Hand Drill Components
Drill: The drill is a straight piece of dead, dry plant stalk with its rough surfaces scraped or sanded away. Pick a drill that is between one and two feet long and approximately half an inch in diameter. The wider end is almost always used as the friction end, which spins against the board. My top five choices for a drill are:
• Horseweed (aka fleabane horseweed), formerly _Erigeron canadensis_, now _Conyza canadensis_ • Mullein, _Verbascum thapsus_ • Yucca, _Yucca filamentosa_ • Goldenrod, _Solidago spp._ • Lamb’s quarters, _Chenopodium album_
Fire board: The fire board is a flat or relatively flat board about half an inch thick and at least twice as wide as the thickest drill you intend to use. The board could be wider to accommodate a second row of holes. Make sure the board is flat enough on the bottom to prevent wobbling. Great choices include:
• Cedar, _Chamaecyparis thyoides_ and _Juniperus spp._ • Weeping willow, _Salix babylonica_ • Other willows, _Salix spp._ • Basswood, _Tilia americana_ • Paw paw, _Asimina triloba_
Fire Kit Construction: Make a pilot hole or series of holes about 1/8-inch deep and half an inch from the edge of the board. With a foot or knee on the board, spin the drill with your hands in the pilot hole with enough pressure to grind a deeper hole into the board. Once a hole has been “burned in,” carve a 45-degree angle notch in the edge of the board.
Select a drill or several drills that are dead and dry. Sand or scrape away any rough spots and carve off branches. Round each end by sanding or carving and use the thicker end as the friction end against the fire board. Select a dead, dry piece of wood to serve as the fire board. Carve it flat enough on the bottom to avoid wobbling when in use. Create a flat surface on the top in which to drill holes.

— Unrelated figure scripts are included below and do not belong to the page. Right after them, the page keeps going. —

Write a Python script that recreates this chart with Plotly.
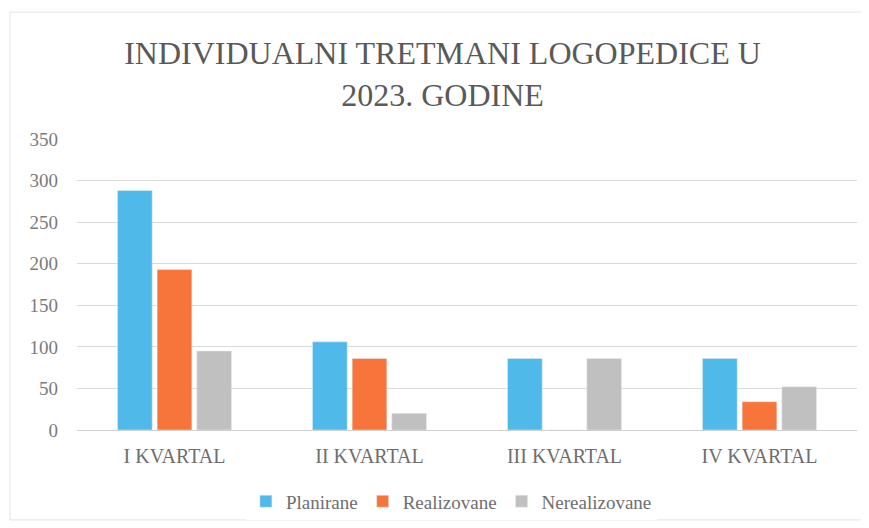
import plotly.graph_objects as go

kvartali = ["I KVARTAL", "II KVARTAL", "III KVARTAL", "IV KVARTAL"]
planirane = [288, 106, 86, 86]
realizovane = [193, 86, 0, 34]
nerealizovane = [95, 20, 86, 52]

fig = go.Figure()
fig.add_bar(x=kvartali, y=planirane, name="Planirane", marker_color="#4FB9EA")
fig.add_bar(x=kvartali, y=realizovane, name="Realizovane", marker_color="#F7743B")
fig.add_bar(x=kvartali, y=nerealizovane, name="Nerealizovane", marker_color="#C0C0C0")

serif = "Liberation Serif"

# plot area in figure px: x 69..849, y 131..422 (page adds ~8px body offset)
fig.update_layout(
    width=869, height=528,
    paper_bgcolor="white", plot_bgcolor="white",
    font=dict(family=serif, color="#6E6E6E"),
    title=dict(text="INDIVIDUALNI TRETMANI LOGOPEDICE U<br>2023. GODINE",
               x=0.5, xanchor="center", y=1 - 56 / 528, yanchor="top",
               font=dict(family=serif, size=32, color="#595959")),
    margin=dict(l=69, r=20, t=131, b=106),
    barmode="group", bargap=0.39, bargroupgap=0.125,
    legend=dict(orientation="h", x=0.48, xanchor="center", y=-0.18, yanchor="top",
                font=dict(family=serif, size=19, color="#6E6E6E"),
                itemwidth=30, traceorder="normal"),
    showlegend=True,
)
fig.update_xaxes(showgrid=False, showline=False, ticks="", ticklabelstandoff=12,
                 tickfont=dict(family=serif, size=20, color="#6E6E6E"))
fig.update_yaxes(range=[0, 350], dtick=50, showgrid=True, gridcolor="#DADADA", gridwidth=1,
                 zeroline=True, zerolinecolor="#D0D0D0", zerolinewidth=1,
                 showline=False, ticks="", ticklabelstandoff=18,
                 tickfont=dict(family=serif, size=19, color="#7A7A7A"))

# faint outer border of the chart frame
fig.add_shape(type="rect", xref="paper", yref="paper",
              x0=-0.0859, x1=1.0103, y0=-0.309, y1=1.436,
              line=dict(color="#E4E4E4", width=1), fillcolor="rgba(0,0,0,0)", layer="below")

fig.write_html("out.html")
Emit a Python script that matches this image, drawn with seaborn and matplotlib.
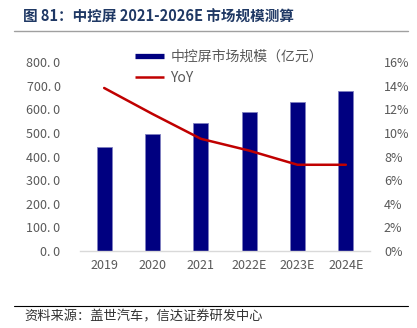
import matplotlib
matplotlib.use("Agg")
import matplotlib.pyplot as plt
import seaborn as sns
import pandas as pd
from matplotlib.lines import Line2D

sns.set_theme(style="white")
plt.rcParams['font.family'] = ['Noto Sans CJK SC', 'DejaVu Sans']

years = ["2019", "2020", "2021", "2022E", "2023E", "2024E"]
market = [442, 496, 542, 588, 630, 678]
yoy = [13.8, 11.6, 9.5, 8.5, 7.3, 7.3]
left_ticks = [0, 100, 200, 300, 400, 500, 600, 700, 800]
left_labels = ["0. 0", "100. 0", "200. 0", "300. 0", "400. 0", "500. 0", "600. 0", "700. 0", "800. 0"]
right_ticks = [0, 2, 4, 6, 8, 10, 12, 14, 16]
right_labels = [f"{t}%" for t in right_ticks]

df = pd.DataFrame({"year": years, "market": market, "yoy": yoy})

fig = plt.figure(figsize=(4.17, 3.28), dpi=100)
ax = fig.add_axes([80/417, 1-251/328, 290/417, 189/328])

sns.barplot(data=df, x="year", y="market", color="#000080", width=0.31,
            edgecolor="#8080C0", linewidth=0.6, saturation=1, ax=ax)
ax.set_xlim(-0.5, 5.5)
ax.set_ylim(0, 800)
ax.set_yticks(left_ticks)
ax.set_yticklabels(left_labels)
ax.set_xlabel("")
ax.set_ylabel("")
ax.tick_params(axis="both", length=0, labelsize=9, labelcolor="#595959")
ax.tick_params(axis="x", pad=6)
ax.tick_params(axis="y", pad=14)
for s in ["top", "right", "left"]:
    ax.spines[s].set_visible(False)
ax.spines["bottom"].set_color("#D9D9D9")
ax.spines["bottom"].set_linewidth(1)

ax2 = ax.twinx()
sns.lineplot(x=list(range(len(years))), y=yoy, color="#C00000", linewidth=1.8, ax=ax2)
ax2.set_ylim(0, 16)
ax2.set_yticks(right_ticks)
ax2.set_yticklabels(right_labels)
ax2.tick_params(axis="y", length=0, labelsize=9, labelcolor="#595959", pad=10)
for s in ["top", "right", "left", "bottom"]:
    ax2.spines[s].set_visible(False)
ax2.set_xlim(-0.5, 5.5)

handles = [Line2D([0], [0], color="#000080", linewidth=3.8, solid_capstyle="butt"),
           Line2D([0], [0], color="#C00000", linewidth=1.8, solid_capstyle="butt")]
fig.legend(handles, ["中控屏市场规模（亿元）", "YoY"], loc="upper left",
           bbox_to_anchor=(132/417, 1-47/328), frameon=False,
           prop={"size": 10, "weight": "light"},
           labelcolor="#595959", handlelength=2.1,
           handletextpad=0.45, labelspacing=0.5, borderaxespad=0, borderpad=0.2)

fig.text(23/417, 1-17/328, "图 81：中控屏 2021-2026E 市场规模测算", fontsize=10.5,
         fontweight="bold", color="#1F3864", va="center", ha="left")
fig.add_artist(Line2D([14/417, 408/417], [1-31/328, 1-31/328], color="#A0A0A0", linewidth=1))
fig.add_artist(Line2D([14/417, 408/417], [1-306/328, 1-306/328], color="black", linewidth=0.8))
fig.text(24/417, 1-317/328, "资料来源：盖世汽车，信达证券研发中心", fontsize=9.5,
         color="#333333", va="center", ha="left")

fig.savefig("out.png", dpi=100)
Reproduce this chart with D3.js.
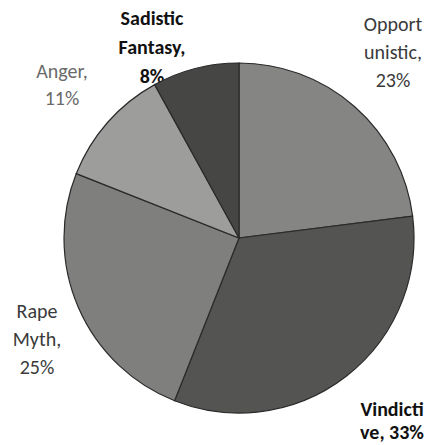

How To Use Hand Drill Equipment
Set up the hand drill for a sitting or kneeling position, with a foot or knee holding down the board. It is best to have a dry piece of bark, dead leaves, or some other dead, dry material under the fire board to protect it from the damp ground. A small chip of wood or bark or a thick, dry leaf should be placed under the notch to collect the coal. Spit on your hands or rub dried pine pitch on the drill for grip before starting to drill. Start at the top of the drill with hands pressed tightly together. Spin the drill quickly while pushing the drill down into the fire board. This downward pressure and spinning produces heat and dust for coal, but it also causes the hands to gravitate down the drill. When you reach the bottom of the drill, hold it firmly in the hole with one hand and quickly move back to the top of the drill. The faster you can start spinning again, the less heat will be lost from the fire board and drill.
Drill like this until there is smoke and the notch is full of dust. Once the notch is full of dust, increase your drilling speed and make several runs down the drill to ignite this dust. If the dust in the notch is still smoking after you have stopped moving, then a coal has formed. If the dust stops smoking after you stop, then resume drilling at high speed to ignite the dust. When the dust is glowing or still smoking on its own for several seconds, tap the board and lift itaway carefully to expose the coal. Place the coal in a good nest of dry, fluffy tinder and close up the bundle. Blow gently to help the coal grow and burst into flames.